Records to process ->

begin

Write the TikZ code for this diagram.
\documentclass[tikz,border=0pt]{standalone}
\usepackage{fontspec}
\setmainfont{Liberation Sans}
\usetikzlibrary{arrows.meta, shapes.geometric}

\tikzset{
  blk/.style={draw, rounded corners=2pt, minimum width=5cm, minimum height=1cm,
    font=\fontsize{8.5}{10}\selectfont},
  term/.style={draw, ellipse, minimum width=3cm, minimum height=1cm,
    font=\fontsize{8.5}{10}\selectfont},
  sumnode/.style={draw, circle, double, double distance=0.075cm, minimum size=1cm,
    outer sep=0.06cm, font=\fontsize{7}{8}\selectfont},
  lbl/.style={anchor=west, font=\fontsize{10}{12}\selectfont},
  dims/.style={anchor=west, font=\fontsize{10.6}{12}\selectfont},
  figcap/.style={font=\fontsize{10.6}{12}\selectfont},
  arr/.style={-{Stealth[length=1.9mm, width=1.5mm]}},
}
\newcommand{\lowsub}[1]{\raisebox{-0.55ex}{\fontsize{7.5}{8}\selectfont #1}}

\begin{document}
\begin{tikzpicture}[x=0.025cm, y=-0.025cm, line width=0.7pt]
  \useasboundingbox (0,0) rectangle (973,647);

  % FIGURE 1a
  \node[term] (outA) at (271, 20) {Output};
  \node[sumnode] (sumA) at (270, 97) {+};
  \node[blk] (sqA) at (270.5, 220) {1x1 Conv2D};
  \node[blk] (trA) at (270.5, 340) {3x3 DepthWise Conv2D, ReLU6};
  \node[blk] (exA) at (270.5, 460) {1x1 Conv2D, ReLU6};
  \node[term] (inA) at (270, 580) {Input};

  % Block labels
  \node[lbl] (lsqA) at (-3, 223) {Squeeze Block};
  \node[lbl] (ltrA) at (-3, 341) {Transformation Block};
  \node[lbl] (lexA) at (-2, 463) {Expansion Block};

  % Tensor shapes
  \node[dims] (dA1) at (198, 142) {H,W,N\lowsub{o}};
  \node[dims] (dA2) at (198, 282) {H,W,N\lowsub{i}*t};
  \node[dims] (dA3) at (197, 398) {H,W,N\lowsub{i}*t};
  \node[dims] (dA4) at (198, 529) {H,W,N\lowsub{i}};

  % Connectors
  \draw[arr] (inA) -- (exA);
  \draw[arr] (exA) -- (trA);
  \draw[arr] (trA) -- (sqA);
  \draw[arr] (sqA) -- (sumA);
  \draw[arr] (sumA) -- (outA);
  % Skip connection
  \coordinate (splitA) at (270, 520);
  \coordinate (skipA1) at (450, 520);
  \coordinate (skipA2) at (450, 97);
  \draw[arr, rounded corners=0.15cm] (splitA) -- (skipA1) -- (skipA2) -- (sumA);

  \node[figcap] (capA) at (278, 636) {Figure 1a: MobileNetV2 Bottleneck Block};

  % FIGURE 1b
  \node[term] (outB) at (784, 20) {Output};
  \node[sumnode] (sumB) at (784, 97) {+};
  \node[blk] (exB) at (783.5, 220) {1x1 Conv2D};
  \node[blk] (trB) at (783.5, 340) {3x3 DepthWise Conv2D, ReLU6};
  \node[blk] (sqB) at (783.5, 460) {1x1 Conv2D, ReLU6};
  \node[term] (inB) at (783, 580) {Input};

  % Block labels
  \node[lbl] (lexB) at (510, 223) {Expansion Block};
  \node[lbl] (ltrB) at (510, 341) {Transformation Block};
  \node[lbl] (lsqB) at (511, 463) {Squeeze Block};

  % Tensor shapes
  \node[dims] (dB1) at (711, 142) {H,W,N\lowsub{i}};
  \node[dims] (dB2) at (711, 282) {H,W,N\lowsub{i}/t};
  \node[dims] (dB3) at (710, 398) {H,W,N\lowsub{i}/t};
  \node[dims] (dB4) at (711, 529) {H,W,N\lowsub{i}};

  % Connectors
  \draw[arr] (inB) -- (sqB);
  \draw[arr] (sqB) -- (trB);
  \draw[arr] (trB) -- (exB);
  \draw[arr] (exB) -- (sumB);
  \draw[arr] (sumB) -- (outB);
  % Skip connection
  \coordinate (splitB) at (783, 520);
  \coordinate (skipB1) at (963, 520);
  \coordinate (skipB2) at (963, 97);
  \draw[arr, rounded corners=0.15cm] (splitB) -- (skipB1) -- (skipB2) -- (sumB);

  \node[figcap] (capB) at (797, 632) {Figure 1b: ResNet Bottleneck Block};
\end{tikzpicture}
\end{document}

end
begin

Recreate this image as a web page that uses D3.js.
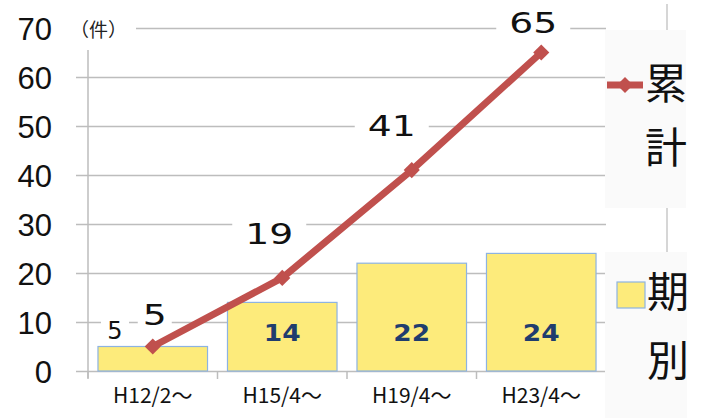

end
begin

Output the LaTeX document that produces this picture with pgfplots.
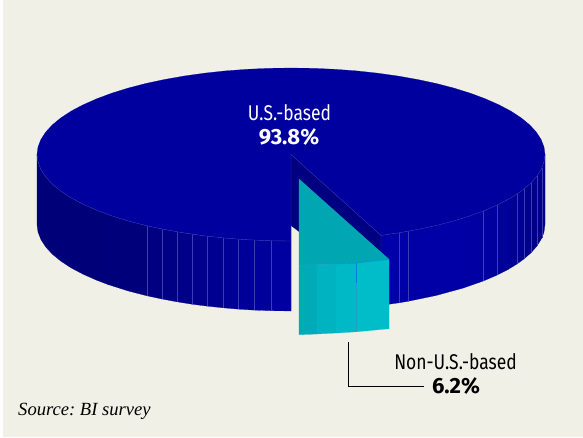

end

Extract exactly the run of lines beginning at the line with "Write the TikZ code for this diagram." and ending at the line with "at (-2, 463)", including both ends and nothing beyond them.

Write the TikZ code for this diagram.
\documentclass[tikz,border=0pt]{standalone}
\usepackage{fontspec}
\setmainfont{Liberation Sans}
\usetikzlibrary{arrows.meta, shapes.geometric}

\tikzset{
  blk/.style={draw, rounded corners=2pt, minimum width=5cm, minimum height=1cm,
    font=\fontsize{8.5}{10}\selectfont},
  term/.style={draw, ellipse, minimum width=3cm, minimum height=1cm,
    font=\fontsize{8.5}{10}\selectfont},
  sumnode/.style={draw, circle, double, double distance=0.075cm, minimum size=1cm,
    outer sep=0.06cm, font=\fontsize{7}{8}\selectfont},
  lbl/.style={anchor=west, font=\fontsize{10}{12}\selectfont},
  dims/.style={anchor=west, font=\fontsize{10.6}{12}\selectfont},
  figcap/.style={font=\fontsize{10.6}{12}\selectfont},
  arr/.style={-{Stealth[length=1.9mm, width=1.5mm]}},
}
\newcommand{\lowsub}[1]{\raisebox{-0.55ex}{\fontsize{7.5}{8}\selectfont #1}}

\begin{document}
\begin{tikzpicture}[x=0.025cm, y=-0.025cm, line width=0.7pt]
  \useasboundingbox (0,0) rectangle (973,647);

  % FIGURE 1a
  \node[term] (outA) at (271, 20) {Output};
  \node[sumnode] (sumA) at (270, 97) {+};
  \node[blk] (sqA) at (270.5, 220) {1x1 Conv2D};
  \node[blk] (trA) at (270.5, 340) {3x3 DepthWise Conv2D, ReLU6};
  \node[blk] (exA) at (270.5, 460) {1x1 Conv2D, ReLU6};
  \node[term] (inA) at (270, 580) {Input};

  % Block labels
  \node[lbl] (lsqA) at (-3, 223) {Squeeze Block};
  \node[lbl] (ltrA) at (-3, 341) {Transformation Block};
  \node[lbl] (lexA) at (-2, 463) {Expansion Block};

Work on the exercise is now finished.